Si la légende urbaine veut qu'un homme enrhumé se transforme illico en petite créature ultrasensible, une récente étude menée au sein de l'Université Rutgers aux États-Unis tend finalement à prouver que ces messieurs auraient plutôt tendance à se montrer plus forts qu'ils ne le sont vraiment face à la maladie. Diana Sanchez, professeure agrégée de psychologie, et Mary Himmelstein, doctorante, se sont ainsi demandé pourquoi les hommes avaient une espérance de vie en moyenne plus courte de 5 ans que celle des femmes. Et la réponse est un miroir de notre société. En effet, selon elles, les raisons ne seraient pas physiologiques mais lorgneraient plutôt du côté des stéréotypes de genre et du conditionnement social.
Les travaux menés par les deux chercheuses montrent en effet que les hommes qui ont une vision très traditionnelle de la masculinité (force physique, courage, absence d'émotions, contrôle de soi) vont plus facilement minimiser leurs symptômes lors d'un rendez-vous chez le médecin. Mais en ignorant leurs problèmes de santé, ces mêmes hommes repoussent l'échéance d'un bon diagnostic et peuvent donc aggraver leur cas.
Pour leur étude, Diana Sanchez et Mary Himmelstein ont d'abord sélectionné 250 hommes. Elles les ont questionné sur leur opinion en matière de virilité, puis leur ont demandé s'ils étaient plus à l'aise avec un médecin femme ou homme.
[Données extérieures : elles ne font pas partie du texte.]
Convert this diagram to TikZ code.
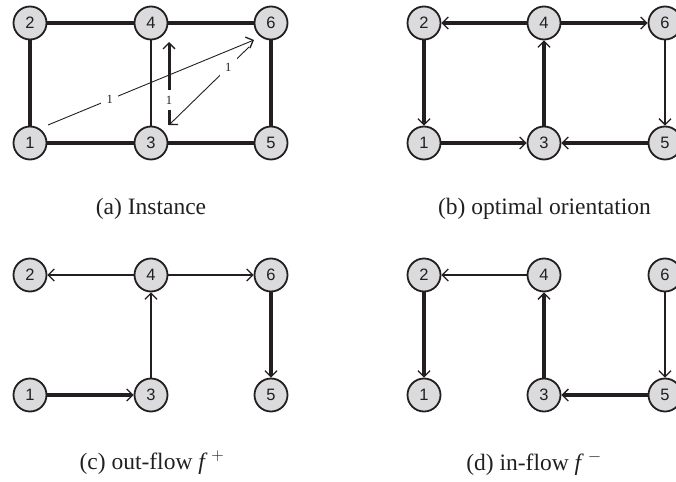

Résultat (pas franchement étonnant) : plus les participants avaient des convictions très stéréotypées plus ils avaient tendance à choisir un praticien de sexe masculin et à estimer que leurs collègues féminines étaient moins compétentes. Pour la deuxième phase de test, les scientifiques se sont intéressées à 250 étudiants de leur campus. Ces derniers ont été soumis au même questionnaire puis ont été interrogés sur leur état de santé, tantôt par des médecins hommes tantôt par des médecins femmes.
Les chercheuses se sont alors rendu compte que plus les étudiants avaient obtenu un score élevé au questionnaire sur la virilité, plus ils allaient cacher leurs symptômes au praticien si celui-ci était un homme. Pour Diana Sanchez, c'est encore une fois le conditionnement social qui rentre en compte : "S'ils ne sont pas francs, c'est parce qu'ils ne veulent pas montrer de signe de faiblesse devant un autre homme ou se montrer dépendant de lui". Enfin – et c'est encore une fois peu étonnant –, les mêmes participants avaient finalement plus de facilité à se confier quand ils se retrouvaient face à des médecins femmes. En d'autres termes, les hommes communiquent mieux avec ces dernières parce qu'ils n'ont pas l'impression d'être jugés mais leur vision quelque peu désuète de la virilité continue de les pousser dans les cabinets tenus par des praticiens de sexe masculin.
En 2014, les deux scientifiques avaient mené une étude similaire publiée dans le Journal of Health Psychology. Elles y révélaient notamment que les hommes ayant une vision très stéréotypée de la masculinité avaient tendance à minimiser leurs symptômes. Par conséquent, ils avaient de moins bons résultats à leurs examens médicaux que les patients – masculins comme féminins - qui partageaient une opinion plus moderne de la place de l'homme et de la femme dans notre société. Ou quand les stéréotype font plus de mal encore qu'on ne pourrait le penser.